(Instructions to follow):
In the records below, find the line containing "Output the LaTeX" and the line containing "text=salestxt, anchor=base] (salesA)". Give again exactly those lines and every line between them, omitting the pictures.

(Task data):
↓↓↓

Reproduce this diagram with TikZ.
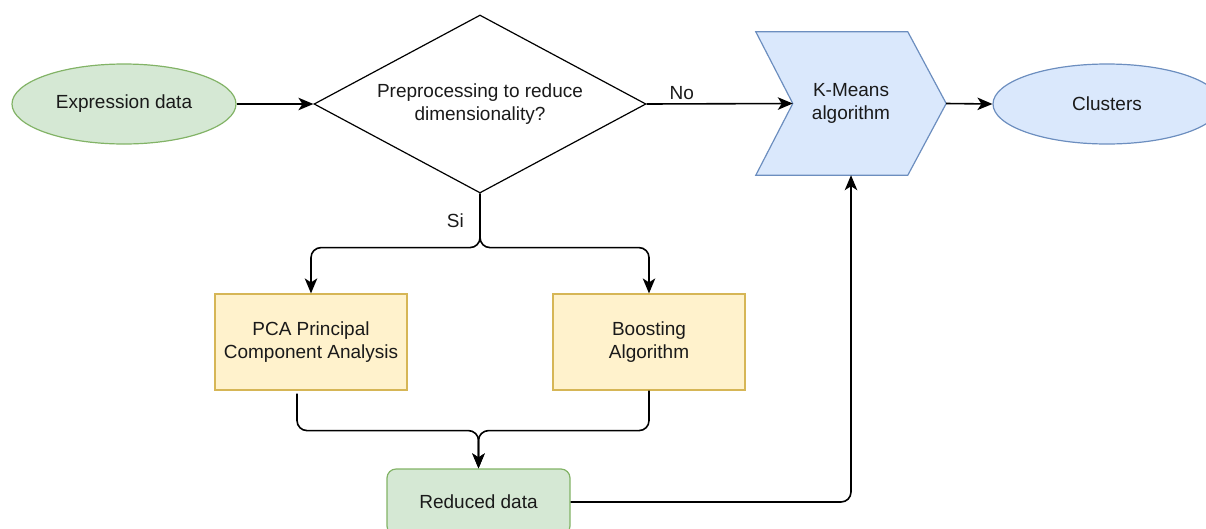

↑↑↑
↓↓↓

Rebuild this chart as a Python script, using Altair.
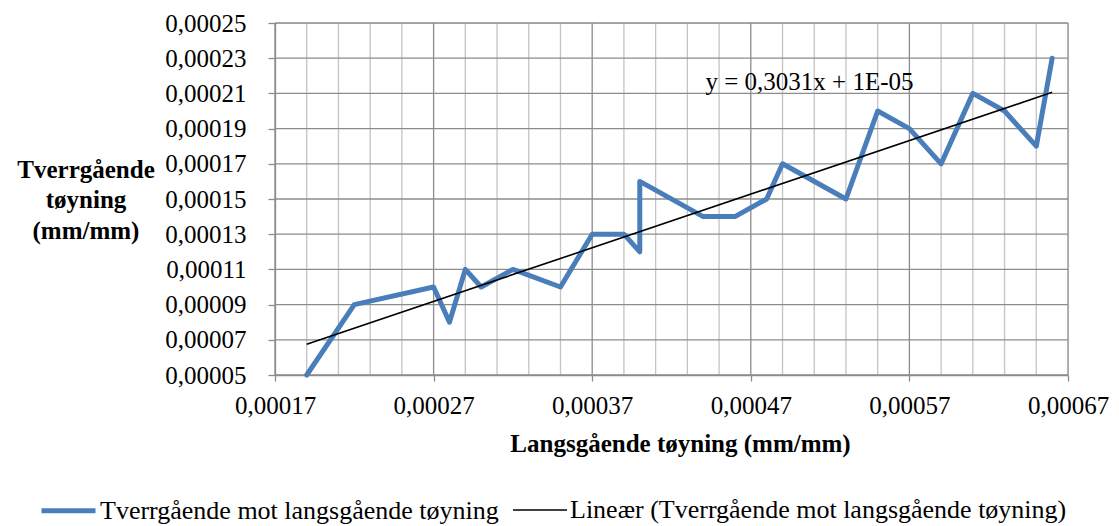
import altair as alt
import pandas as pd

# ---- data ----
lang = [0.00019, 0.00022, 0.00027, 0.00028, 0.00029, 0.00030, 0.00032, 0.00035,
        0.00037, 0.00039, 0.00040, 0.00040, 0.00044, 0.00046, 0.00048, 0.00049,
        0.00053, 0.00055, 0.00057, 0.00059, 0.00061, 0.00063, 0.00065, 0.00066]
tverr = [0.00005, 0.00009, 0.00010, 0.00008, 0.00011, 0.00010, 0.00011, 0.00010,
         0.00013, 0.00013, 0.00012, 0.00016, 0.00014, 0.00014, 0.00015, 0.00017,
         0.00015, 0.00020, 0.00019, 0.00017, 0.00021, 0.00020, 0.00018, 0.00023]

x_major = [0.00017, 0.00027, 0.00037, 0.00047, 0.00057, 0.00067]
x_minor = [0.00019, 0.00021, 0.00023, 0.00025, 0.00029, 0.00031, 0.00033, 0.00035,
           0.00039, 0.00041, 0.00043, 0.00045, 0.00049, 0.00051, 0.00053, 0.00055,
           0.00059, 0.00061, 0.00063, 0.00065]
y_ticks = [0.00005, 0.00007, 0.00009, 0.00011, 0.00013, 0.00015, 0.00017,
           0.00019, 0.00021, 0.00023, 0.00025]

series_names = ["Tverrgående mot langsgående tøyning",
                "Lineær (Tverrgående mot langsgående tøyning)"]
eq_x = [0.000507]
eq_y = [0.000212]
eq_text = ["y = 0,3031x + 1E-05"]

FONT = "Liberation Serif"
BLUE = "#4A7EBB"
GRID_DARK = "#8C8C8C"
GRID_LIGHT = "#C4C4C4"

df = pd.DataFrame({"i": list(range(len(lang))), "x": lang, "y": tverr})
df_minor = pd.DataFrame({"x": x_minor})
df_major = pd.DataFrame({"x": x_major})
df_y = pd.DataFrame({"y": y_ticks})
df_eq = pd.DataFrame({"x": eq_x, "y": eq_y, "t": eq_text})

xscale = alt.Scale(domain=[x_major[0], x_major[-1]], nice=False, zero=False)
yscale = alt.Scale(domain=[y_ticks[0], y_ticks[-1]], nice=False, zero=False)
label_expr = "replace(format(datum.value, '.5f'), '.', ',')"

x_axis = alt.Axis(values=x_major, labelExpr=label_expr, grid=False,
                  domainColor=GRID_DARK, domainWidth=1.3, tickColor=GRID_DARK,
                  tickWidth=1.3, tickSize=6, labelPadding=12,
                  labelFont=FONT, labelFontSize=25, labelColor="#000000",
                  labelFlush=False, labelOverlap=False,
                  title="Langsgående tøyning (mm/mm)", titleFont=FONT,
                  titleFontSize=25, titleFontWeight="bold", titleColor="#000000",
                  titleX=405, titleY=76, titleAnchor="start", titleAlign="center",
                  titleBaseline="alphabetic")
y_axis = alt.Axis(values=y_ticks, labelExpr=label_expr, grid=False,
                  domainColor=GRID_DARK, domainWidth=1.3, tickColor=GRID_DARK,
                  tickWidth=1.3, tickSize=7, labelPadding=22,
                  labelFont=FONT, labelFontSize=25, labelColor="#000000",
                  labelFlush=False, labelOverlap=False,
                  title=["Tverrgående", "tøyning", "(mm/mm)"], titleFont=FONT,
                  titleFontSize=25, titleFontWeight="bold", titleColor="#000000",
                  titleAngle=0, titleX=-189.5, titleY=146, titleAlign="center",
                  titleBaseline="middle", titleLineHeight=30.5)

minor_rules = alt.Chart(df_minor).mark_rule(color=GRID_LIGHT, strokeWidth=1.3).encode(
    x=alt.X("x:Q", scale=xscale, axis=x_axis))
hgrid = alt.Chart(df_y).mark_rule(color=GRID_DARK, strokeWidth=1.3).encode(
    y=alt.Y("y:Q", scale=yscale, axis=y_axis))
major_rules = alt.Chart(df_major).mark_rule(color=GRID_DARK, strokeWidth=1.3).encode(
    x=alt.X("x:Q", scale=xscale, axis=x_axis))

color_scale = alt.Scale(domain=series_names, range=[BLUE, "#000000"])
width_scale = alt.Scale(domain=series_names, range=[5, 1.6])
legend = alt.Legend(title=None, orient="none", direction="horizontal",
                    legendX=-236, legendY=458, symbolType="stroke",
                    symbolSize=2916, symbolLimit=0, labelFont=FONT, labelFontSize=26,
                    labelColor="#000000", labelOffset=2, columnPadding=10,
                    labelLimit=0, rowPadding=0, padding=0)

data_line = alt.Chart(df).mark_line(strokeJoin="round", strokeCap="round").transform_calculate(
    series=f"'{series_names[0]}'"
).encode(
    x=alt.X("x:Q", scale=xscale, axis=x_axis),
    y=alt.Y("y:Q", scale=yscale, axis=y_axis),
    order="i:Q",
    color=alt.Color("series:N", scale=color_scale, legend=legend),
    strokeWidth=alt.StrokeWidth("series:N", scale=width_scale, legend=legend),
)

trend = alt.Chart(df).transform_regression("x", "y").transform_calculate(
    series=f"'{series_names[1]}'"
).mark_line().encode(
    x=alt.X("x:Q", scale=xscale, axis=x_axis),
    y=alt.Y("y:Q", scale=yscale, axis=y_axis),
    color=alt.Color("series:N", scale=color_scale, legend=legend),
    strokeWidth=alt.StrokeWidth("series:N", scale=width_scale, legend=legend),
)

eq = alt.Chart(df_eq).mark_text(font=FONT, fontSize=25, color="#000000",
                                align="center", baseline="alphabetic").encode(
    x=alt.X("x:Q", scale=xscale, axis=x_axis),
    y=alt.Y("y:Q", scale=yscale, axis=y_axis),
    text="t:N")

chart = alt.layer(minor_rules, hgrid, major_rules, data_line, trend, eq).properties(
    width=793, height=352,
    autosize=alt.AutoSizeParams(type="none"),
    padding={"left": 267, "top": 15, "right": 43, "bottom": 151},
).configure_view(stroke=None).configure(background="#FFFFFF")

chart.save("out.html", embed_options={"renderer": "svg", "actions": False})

↑↑↑
↓↓↓

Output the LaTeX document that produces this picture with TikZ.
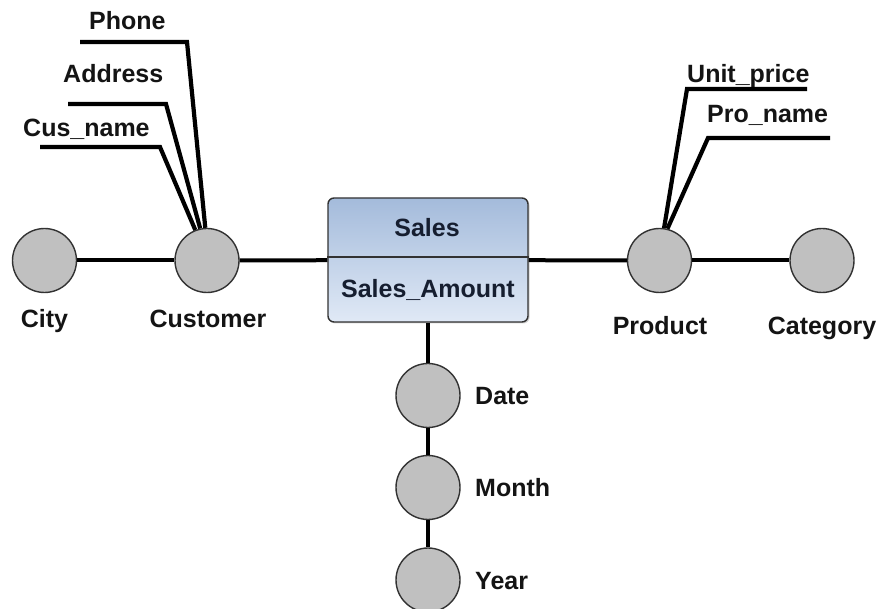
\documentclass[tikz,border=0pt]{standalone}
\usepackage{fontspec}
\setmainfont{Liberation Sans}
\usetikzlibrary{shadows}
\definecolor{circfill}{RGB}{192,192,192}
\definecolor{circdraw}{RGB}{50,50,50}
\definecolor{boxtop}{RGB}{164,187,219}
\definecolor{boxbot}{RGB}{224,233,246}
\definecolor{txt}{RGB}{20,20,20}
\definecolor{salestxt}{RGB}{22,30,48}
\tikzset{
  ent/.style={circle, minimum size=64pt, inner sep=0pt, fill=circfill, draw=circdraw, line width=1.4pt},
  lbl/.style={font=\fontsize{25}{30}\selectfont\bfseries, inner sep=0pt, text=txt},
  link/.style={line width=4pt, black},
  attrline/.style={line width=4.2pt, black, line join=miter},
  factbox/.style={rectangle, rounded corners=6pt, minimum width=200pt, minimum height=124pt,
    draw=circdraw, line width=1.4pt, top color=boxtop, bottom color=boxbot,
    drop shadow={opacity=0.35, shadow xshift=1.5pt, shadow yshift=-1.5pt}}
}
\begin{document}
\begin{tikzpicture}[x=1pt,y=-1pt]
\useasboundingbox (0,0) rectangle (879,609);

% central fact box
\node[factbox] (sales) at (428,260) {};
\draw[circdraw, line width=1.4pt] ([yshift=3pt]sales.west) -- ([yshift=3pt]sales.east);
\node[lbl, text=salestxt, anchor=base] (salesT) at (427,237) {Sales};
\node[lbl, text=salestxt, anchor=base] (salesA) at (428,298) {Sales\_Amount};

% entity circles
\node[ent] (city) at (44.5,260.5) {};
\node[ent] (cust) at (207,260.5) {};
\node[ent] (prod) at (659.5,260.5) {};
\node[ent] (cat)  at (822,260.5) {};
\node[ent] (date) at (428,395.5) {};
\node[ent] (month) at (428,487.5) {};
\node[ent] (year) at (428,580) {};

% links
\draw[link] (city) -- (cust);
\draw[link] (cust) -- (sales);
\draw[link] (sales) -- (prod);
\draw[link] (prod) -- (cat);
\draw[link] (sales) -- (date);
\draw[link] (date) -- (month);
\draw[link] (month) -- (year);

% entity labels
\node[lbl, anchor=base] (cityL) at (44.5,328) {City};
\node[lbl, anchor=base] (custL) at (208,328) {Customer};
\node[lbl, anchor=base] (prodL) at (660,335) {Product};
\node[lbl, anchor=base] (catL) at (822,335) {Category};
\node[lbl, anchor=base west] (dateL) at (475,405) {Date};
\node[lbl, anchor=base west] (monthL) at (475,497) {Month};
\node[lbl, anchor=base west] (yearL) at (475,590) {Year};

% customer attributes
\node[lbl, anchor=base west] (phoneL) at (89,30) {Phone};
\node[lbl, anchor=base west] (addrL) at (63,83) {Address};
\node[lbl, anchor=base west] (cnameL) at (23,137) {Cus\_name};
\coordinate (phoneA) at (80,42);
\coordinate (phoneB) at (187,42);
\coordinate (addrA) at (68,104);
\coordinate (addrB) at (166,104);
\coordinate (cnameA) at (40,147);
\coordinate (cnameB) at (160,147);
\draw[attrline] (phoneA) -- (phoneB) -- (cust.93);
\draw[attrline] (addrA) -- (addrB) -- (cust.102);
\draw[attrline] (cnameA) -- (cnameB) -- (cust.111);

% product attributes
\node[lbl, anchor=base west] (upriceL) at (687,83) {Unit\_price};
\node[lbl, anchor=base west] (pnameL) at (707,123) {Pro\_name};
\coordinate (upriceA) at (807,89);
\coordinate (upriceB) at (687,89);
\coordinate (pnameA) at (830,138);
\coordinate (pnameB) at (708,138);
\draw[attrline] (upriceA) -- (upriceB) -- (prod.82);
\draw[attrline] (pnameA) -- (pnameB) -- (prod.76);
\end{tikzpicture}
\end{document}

↑↑↑

(Solution for this task):
Output the LaTeX document that produces this picture with TikZ.
\documentclass[tikz,border=0pt]{standalone}
\usepackage{fontspec}
\setmainfont{Liberation Sans}
\usetikzlibrary{shadows}
\definecolor{circfill}{RGB}{192,192,192}
\definecolor{circdraw}{RGB}{50,50,50}
\definecolor{boxtop}{RGB}{164,187,219}
\definecolor{boxbot}{RGB}{224,233,246}
\definecolor{txt}{RGB}{20,20,20}
\definecolor{salestxt}{RGB}{22,30,48}
\tikzset{
  ent/.style={circle, minimum size=64pt, inner sep=0pt, fill=circfill, draw=circdraw, line width=1.4pt},
  lbl/.style={font=\fontsize{25}{30}\selectfont\bfseries, inner sep=0pt, text=txt},
  link/.style={line width=4pt, black},
  attrline/.style={line width=4.2pt, black, line join=miter},
  factbox/.style={rectangle, rounded corners=6pt, minimum width=200pt, minimum height=124pt,
    draw=circdraw, line width=1.4pt, top color=boxtop, bottom color=boxbot,
    drop shadow={opacity=0.35, shadow xshift=1.5pt, shadow yshift=-1.5pt}}
}
\begin{document}
\begin{tikzpicture}[x=1pt,y=-1pt]
\useasboundingbox (0,0) rectangle (879,609);

% central fact box
\node[factbox] (sales) at (428,260) {};
\draw[circdraw, line width=1.4pt] ([yshift=3pt]sales.west) -- ([yshift=3pt]sales.east);
\node[lbl, text=salestxt, anchor=base] (salesT) at (427,237) {Sales};
\node[lbl, text=salestxt, anchor=base] (salesA) at (428,298) {Sales\_Amount};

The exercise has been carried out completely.